The Earliest Inhabitants
Human habitation of the Canadian Rockies began at the end of the last ice age, approximately 11,000 years ago. The descendants of the people who migrated from northeast Asia across a land bridge spanning the Bering Strait had fanned out across North America, and as the receding ice cap began to uncover the land north of the 49th parallel, groups of people moved northward with it, in pursuit of large mammals at the edge of the melting ice mass. The mountain landscape then was far different than it is today. Forests were nonexistent; the retreating ice had scoured the land, and most of the lower valleys were carpeted in tundra.
The following gives an overview of the people and their culture. To learn more, plan on visiting Banff’s Buffalo Nations Museum.
The Kootenay (other common spellings include Kootenai, Kootenae, and Kutenai) were the first human beings to enter the Canadian Rockies. Once hunters of buffalo on the great American plains, they were pushed westward by fierce enemies. As the ice cap melted, they moved north, up the western edge of the Rocky Mountains. This migration was by no means fast—perhaps only 40 kilometers (25 miles) in each generation—but about 10,000 years ago the first Kootenay arrived in the Columbia River Valley.
They were hunters and gatherers, wintering along the Columbia and Kootenay River Valleys, then moving to higher elevations during the warmer months. Over time they developed new skills, learning to fish the salmon-rich rivers using spears, nets, and simple fish weirs.
The Kootenay were a serious people with few enemies. They mixed freely with the Shuswap and treated the earliest explorers, such as David Thompson, with respect. They regularly traveled east over the Rockies to hunt—to the wildlife-rich Kootenay Plains or farther south to the Great Plains in search of bison. But as the fearsome Blackfoot extended their territory westward to the foothills of present-day Alberta, the Kootenay made fewer trips onto the plains. By the early 1700s, they had been driven permanently back to the west side of the Continental Divide.
The Shuswap make up only a small chapter in the human history of the Canadian Rockies, although they traveled into the mountains on and off for many thousands of years. They were a tribe of Salish people who, as the Kootenay did farther east, moved north, then east, with the receding ice cap. By the time the Kootenay had moved into the Kootenay River Valley, the Salish had fanned out across most of southwestern and interior British Columbia, following the salmon upstream as the glacial ice receded.

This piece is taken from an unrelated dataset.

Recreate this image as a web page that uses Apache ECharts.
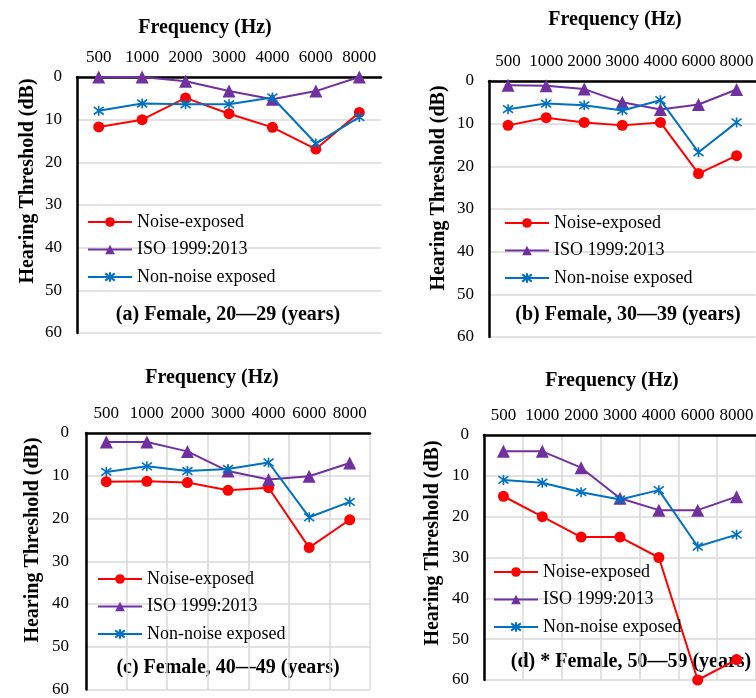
<!DOCTYPE html>
<html>
<head>
<meta charset="utf-8">
<script src="https://cdn.jsdelivr.net/npm/echarts@6/dist/echarts.min.js"></script>
<style>html,body{margin:0;padding:0;background:#fff;}#c{width:756px;height:698px;}</style>
</head>
<body>
<div id="c"></div>
<script>
// ---- data ----
var freqs = ['500', '1000', '2000', '3000', '4000', '6000', '8000'];
var seriesNames = ['Noise-exposed', 'ISO 1999:2013', 'Non-noise exposed'];
var yTicks = [0, 10, 20, 30, 40, 50, 60];

var aNoise = [11.7, 10.0, 4.9, 8.6, 11.8, 16.9, 8.3];
var aIso   = [0, 0, 1, 3.3, 5.2, 3.3, 0];
var aNon   = [7.9, 6.2, 6.4, 6.4, 4.8, 15.6, 9.4];

var bNoise = [10.4, 8.6, 9.7, 10.4, 9.7, 21.7, 17.5];
var bIso   = [1, 1.1, 1.9, 5, 6.7, 5.5, 2];
var bNon   = [6.6, 5.3, 5.7, 6.9, 4.5, 16.7, 9.7];

var cNoise = [11.4, 11.3, 11.6, 13.4, 12.8, 26.8, 20.3];
var cIso   = [2.1, 2.1, 4.3, 8.9, 10.9, 10.1, 7.0];
var cNon   = [9.1, 7.8, 8.9, 8.4, 6.9, 19.7, 16.1];

var dNoise = [15, 20, 25, 25, 30, 60, 55];
var dIso   = [4, 4, 8, 15.5, 18.4, 18.4, 15.1];
var dNon   = [11, 11.7, 14, 15.8, 13.5, 27.3, 24.4];

var panelTitles = ['(a) Female, 20\u201429 (years)', '(b) Female, 30\u201439 (years)',
                   '(c) Female, 40\u201449 (years)', '(d) * Female, 50\u201459 (years)'];
var xTitle = 'Frequency (Hz)';
var yTitle = 'Hearing Threshold (dB)';

// ---- layout / style ----
var FONT = '"Liberation Serif", "Times New Roman", serif';
var RED = '#ff0000', PURPLE = '#7030a0', BLUE = '#0070c0';
var STAR = 'path://M5,0L5,10M0.7,1.2L9.3,8.8M0.7,8.8L9.3,1.2';

var panels = [
  {grid: {left: 77, top: 77, width: 304, height: 256}, vgrid: false, data: [aNoise, aIso, aNon],
   xt: [205, 28], yt: [28, 181], st: [228, 315], lg: [87, 213], lm: 15},
  {grid: {left: 489, top: 81, width: 275, height: 256}, vgrid: false, data: [bNoise, bIso, bNon],
   xt: [615, 20], yt: [439, 188], st: [628, 315], lg: [504, 214], lm: 15},
  {grid: {left: 86, top: 433, width: 284, height: 257}, vgrid: true, data: [cNoise, cIso, cNon],
   xt: [212, 378], yt: [33, 540], st: [228, 668], lg: [97, 570], lm: 17},
  {grid: {left: 484, top: 435, width: 280, height: 245}, vgrid: true, data: [dNoise, dIso, dNon],
   xt: [612, 381], yt: [433, 543], st: [631, 662], lg: [493, 563], lm: 15}
];

var option = {
  animation: false,
  backgroundColor: '#fff',
  grid: [], xAxis: [], yAxis: [], series: [], legend: [], graphic: []
};

panels.forEach(function (p, i) {
  option.grid.push(Object.assign({containLabel: false}, p.grid));
  option.xAxis.push({
    type: 'category', gridIndex: i, data: freqs, position: 'top', boundaryGap: true,
    axisLine: {onZero: false, lineStyle: {color: '#000', width: 2.5}},
    axisTick: {show: false},
    axisLabel: {color: '#000', fontFamily: FONT, fontSize: 17, margin: 11, interval: 0},
    splitLine: {show: p.vgrid, lineStyle: {color: '#d9d9d9', width: 1.5}}
  });
  option.yAxis.push({
    type: 'value', gridIndex: i, inverse: true, min: yTicks[0], max: yTicks[yTicks.length - 1], interval: 10,
    axisLine: {show: true, onZero: false, lineStyle: {color: '#000', width: 2.5}},
    axisTick: {show: false},
    axisLabel: {color: '#000', fontFamily: FONT, fontSize: 17, margin: p.lm},
    splitLine: {show: true, lineStyle: {color: '#d9d9d9', width: 1.5}}
  });
  var styles = [
    {color: RED, symbol: 'circle', size: 11},
    {color: PURPLE, symbol: 'triangle', size: 13},
    {color: BLUE, symbol: STAR, size: 10}
  ];
  styles.forEach(function (s, k) {
    var ser = {
      type: 'line', name: seriesNames[k], xAxisIndex: i, yAxisIndex: i,
      data: p.data[k], symbol: s.symbol, symbolSize: s.size, showSymbol: true,
      lineStyle: {color: s.color, width: 2},
      itemStyle: {color: s.color},
      clip: false, z: 2 + k
    };
    if (k === 2) {
      ser.itemStyle = {color: 'rgba(0,0,0,0)', borderColor: s.color, borderWidth: 1.6};
    }
    option.series.push(ser);
  });
  option.legend.push({
    orient: 'vertical', left: p.lg[0], top: p.lg[1], padding: 0,
    itemWidth: 44, itemHeight: 12, itemGap: 9.5,
    data: seriesNames,
    textStyle: {color: '#000', fontFamily: FONT, fontSize: 18}
  });
  option.graphic.push({
    type: 'text', x: p.xt[0], y: p.xt[1],
    style: {text: xTitle, align: 'center', verticalAlign: 'middle',
            font: 'bold 20px ' + FONT, fill: '#000'}
  });
  option.graphic.push({
    type: 'text', x: p.yt[0], y: p.yt[1], rotation: Math.PI / 2,
    style: {text: yTitle, align: 'center', verticalAlign: 'middle',
            font: 'bold 20px ' + FONT, fill: '#000'}
  });
  option.graphic.push({
    type: 'text', x: p.st[0], y: p.st[1],
    style: {text: panelTitles[i], align: 'center', verticalAlign: 'middle',
            font: 'bold 20px ' + FONT, fill: '#000'}
  });
});

var chart = echarts.init(document.getElementById('c'), null, {renderer: 'canvas'});
chart.setOption(option);
</script>
</body>
</html>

Those who settled along the upper reaches of the Columbia River became known as the Shuswap. They spent summers in the mountains hunting caribou and sheep, put their fishing skills to the test each fall, then wintered in pit houses along the Columbia River Valley. The descendants of these people live on the Kinbasket Shuswap Reserve, just south of Radium Hot Springs.
The movement of humans into the mountains from the east was much more recent. Around 1650, the mighty Sioux nation began splintering, with many thousands moving north into present-day Canada. Although these immigrants called themselves Nakoda (people), other tribes called them Assiniboine (people who cook with stones) because their traditional cooking method was to heat stones in a fire, place the hot stones in a rawhide or birchbark basket with water, and cook meat and vegetables in the hot water. The white people translated Assiniboine as Stone People, or Stoney for short.
Slowly, generation after generation, smaller groups of the Stoney moved westward along the Saskatchewan River system, allying themselves with the Cree but keeping their own identity. They pushed through the Blackfoot territory of the plains and reached the Rockies’ foothills about 200 years ago. There they split into bands, moving north and south along the foothills and penetrating the wide valleys where hunting was productive. They lived in small family-like groups and developed a lifestyle different from that of the Plains Indians, diversifying their skills and becoming less dependent on buffalo.
Moving with the seasons, they gathered berries in fall and became excellent hunters of mountain animals. They traveled over the mountains to trade with the Shuswap but rarely ventured onto the plains, home of the warlike Peigan, Blackfoot, and Blood bands of the Blackfoot Confederacy. The Stoney were a steadfast yet friendly people. Alexander Henry the Younger reported in 1811 that the Stoney, “although the most arrant horse thieves in the world, are at the same time the most hospitable to strangers who arrive in their camps.”
As the great buffalo herds were decimated, the Stoney were affected less than the Plains Indians, but the effect of white settlers’ intrusion on their lifestyle was still apparent. The missionaries of the day found their teachings had more effect on the mountain people than on those of the plains, so they intensified their efforts on the Stoney. Rev. John McDougall gained their trust and in 1873 built a small mission church by the Bow River at Morleyville. When the Stoney were presented with Treaty 7 in 1877, they chose to locate their reserve around the Morleyville church. Abandoning their nomadic lifestyle, they quickly became adept at farming; unlike the Plains Indians, who relied for their survival on government rations, the Stoney were almost self-sufficient on the reserve.